3. I am solo right now, because it made the most sense after all considerations. But of course no one who is serious about long-term viability is going to remain solo on an open source crypto-currency any longer than it is beneficial to do so, which is a very short nascent stage when flexibility of leadership is a higher priority than the shared resources of open source.

Note that if I had an ongoing software engineering relationship experience with another or others, then it is possible I would have made the decision to leverage teamwork during the nascent stage, because I would have had confidence from past experience with those individuals that we possessed the working synergy to make it work at the stage where the ideas around the designs and the issues are changing so fast. Even just working in the same building so able to talk at-will instead of working virtually could have impacted that decision.
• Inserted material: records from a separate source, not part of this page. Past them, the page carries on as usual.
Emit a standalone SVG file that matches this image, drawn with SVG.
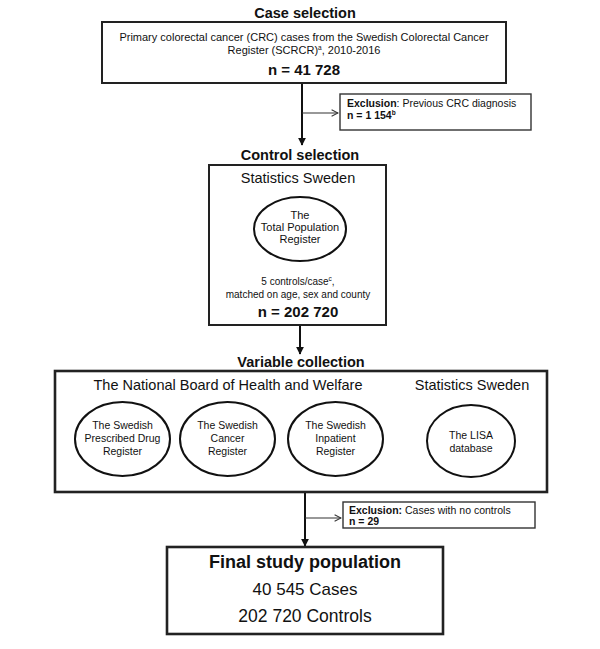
<svg xmlns="http://www.w3.org/2000/svg" width="600" height="649" viewBox="0 0 600 649">
<defs>
<style>
text{font-family:"Liberation Sans",Arial,sans-serif;fill:#111;text-anchor:middle}
.t{font-weight:bold;font-size:14.5px}
.box{fill:#fff;stroke:#222;stroke-width:2}
.thick{fill:#fff;stroke:#222;stroke-width:2.6}
.exc{fill:#fff;stroke:#333;stroke-width:1.4}
.ell{fill:#fff;stroke:#111;stroke-width:2}
.s11{font-size:11px}
.s10{font-size:10.5px}
.hd{font-size:14.5px}
.n{font-weight:bold;font-size:15px}
.l{text-anchor:start}
.b{font-weight:bold}
.sup{font-size:6.5px}
.line{stroke:#111;stroke-width:2;fill:none}
.side{stroke:#333;stroke-width:1.2;fill:none}
</style>
<marker id="ah" viewBox="0 0 10 10" refX="9" refY="5" markerWidth="8" markerHeight="8" markerUnits="userSpaceOnUse" orient="auto"><path d="M0,0 L10,5 L0,10 z" fill="#111"/></marker>
<marker id="oh" viewBox="0 0 10 10" refX="9" refY="5" markerWidth="8" markerHeight="8" markerUnits="userSpaceOnUse" orient="auto"><path d="M1,1 L9,5 L1,9" fill="none" stroke="#333" stroke-width="1.3"/></marker>
</defs>
<rect width="600" height="649" fill="#fff"/>

<g id="titles">
<text class="t" x="305" y="18">Case selection</text>
<text class="t" x="300" y="160">Control selection</text>
<text class="t" x="301" y="367">Variable collection</text>
</g>

<g id="connectors">
<line class="line" x1="302" y1="83" x2="302" y2="145" marker-end="url(#ah)"/>
<line class="side" x1="302" y1="113" x2="338" y2="113" marker-end="url(#oh)"/>
<line class="line" x1="300" y1="325" x2="300" y2="354" marker-end="url(#ah)"/>
<line class="line" x1="305" y1="492" x2="305" y2="546" marker-end="url(#ah)"/>
<line class="side" x1="305" y1="518" x2="341" y2="518" marker-end="url(#oh)"/>
</g>

<g id="case">
<rect class="box" x="102" y="22" width="404" height="61"/>
<text class="s11" x="304" y="41">Primary colorectal cancer (CRC) cases from the Swedish Colorectal Cancer</text>
<text class="s11" x="304" y="54">Register (SCRCR)<tspan class="sup" dy="-4">a</tspan><tspan dy="4">, 2010-2016</tspan></text>
<text class="n" x="304" y="75">n = 41 728</text>
</g>

<g id="exclusion1">
<rect class="exc" x="340" y="94" width="191" height="36"/>
<text class="s10 l" x="347" y="107"><tspan class="b">Exclusion</tspan>: Previous CRC diagnosis</text>
<text class="s10 l b" x="347" y="119">n = 1 154<tspan class="sup" dy="-4">b</tspan></text>
</g>

<g id="control">
<rect class="box" x="209" y="165" width="177" height="160"/>
<text class="hd" x="298" y="183">Statistics Sweden</text>
<ellipse class="ell" cx="300" cy="229" rx="46" ry="32"/>
<text class="s11" x="300" y="219">The</text>
<text class="s11" x="300" y="231">Total Population</text>
<text class="s11" x="300" y="243">Register</text>
<text style="font-size:10px" x="298" y="285">5 controls/case<tspan class="sup" dy="-4">c</tspan><tspan dy="4">,</tspan></text>
<text style="font-size:10px" x="298" y="298">matched on age, sex and county</text>
<text class="n" x="298" y="317">n = 202 720</text>
</g>

<g id="variables">
<rect class="thick" x="55" y="371" width="492" height="121"/>
<text class="hd" x="228" y="390">The National Board of Health and Welfare</text>
<text class="hd" x="472" y="390">Statistics Sweden</text>
</g>

<g id="prescribed">
<ellipse class="ell" cx="122.5" cy="439" rx="47.5" ry="37"/>
<text class="s10" x="122.5" y="429">The Swedish</text>
<text class="s10" x="122.5" y="442">Prescribed Drug</text>
<text class="s10" x="122.5" y="455">Register</text>
</g>
<g id="cancer">
<ellipse class="ell" cx="227.5" cy="439" rx="47.5" ry="37"/>
<text class="s10" x="227.5" y="429">The Swedish</text>
<text class="s10" x="227.5" y="442">Cancer</text>
<text class="s10" x="227.5" y="455">Register</text>
</g>
<g id="inpatient">
<ellipse class="ell" cx="335.5" cy="439" rx="47.5" ry="37"/>
<text class="s10" x="335.5" y="429">The Swedish</text>
<text class="s10" x="335.5" y="442">Inpatient</text>
<text class="s10" x="335.5" y="455">Register</text>
</g>
<g id="lisa">
<ellipse class="ell" cx="471" cy="441" rx="44" ry="36"/>
<text class="s10" x="471" y="439">The LISA</text>
<text class="s10" x="471" y="452">database</text>
</g>

<g id="exclusion2">
<rect class="exc" x="343" y="502" width="192" height="26"/>
<text class="s10 l" x="349" y="514"><tspan class="b">Exclusion:</tspan> Cases with no controls</text>
<text class="s10 l b" x="349" y="525">n = 29</text>
</g>

<g id="final">
<rect class="thick" x="167" y="547" width="276" height="87"/>
<text style="font-weight:bold;font-size:18px" x="305" y="568">Final study population</text>
<text style="font-size:17px" x="305" y="595">40 545 Cases</text>
<text style="font-size:17.5px" x="305" y="622">202 720 Controls</text>
</g>
</svg>
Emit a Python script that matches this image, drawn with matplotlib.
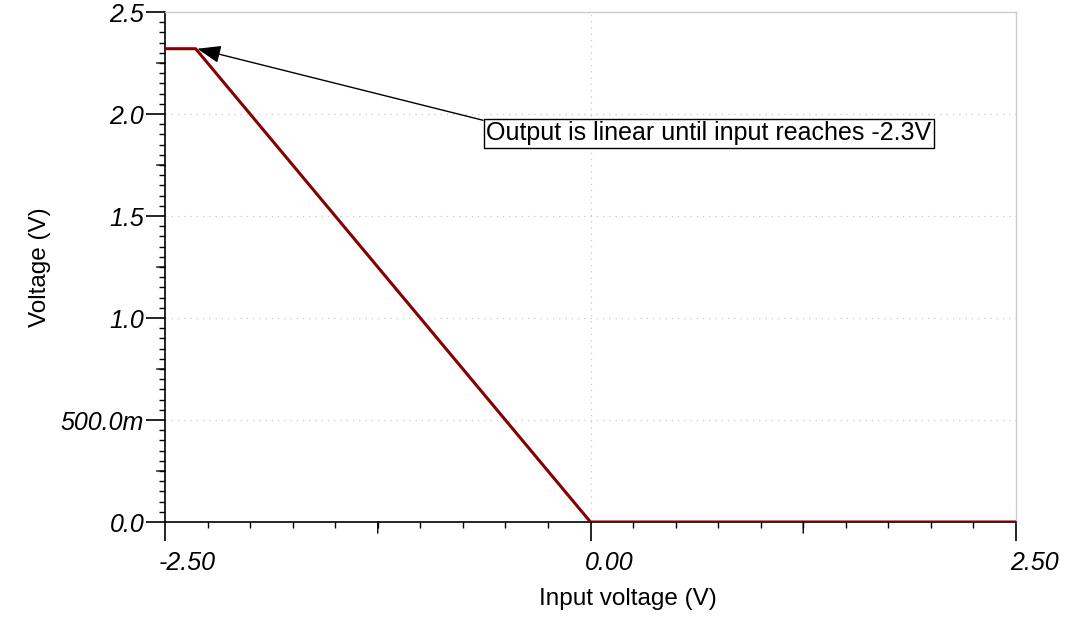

But given the situation I have and the time criticality of releasing something asap, the decision was made that the quickest result would be to not involve any others in the programming and engineering. I have involved the community in the naming and marketing conceptualization in this thread.

Another failure of logic is to assume that a team of 3 guys could scale a crypto-currency any better than a solo developer. Unless you can get the project to the point where many, many people are contributing, then 3 programmers can't scale it by themselves. That is why it is irrational to conclude that a project with 2 devs is somehow more likely to succeed than a project with 1 dev. A project with 3 devs might be more likely to fail, because more opportunities for the 3 devs to cheat each other and cause a devolution of the project. The only thing that brings stability is long-term popularity of the project.

Can I quote without reading? Totally didn't read it. A whole book for a 2 sentence reply?

Give me like 5 sentences or less why your project is going to be a game-changer and why.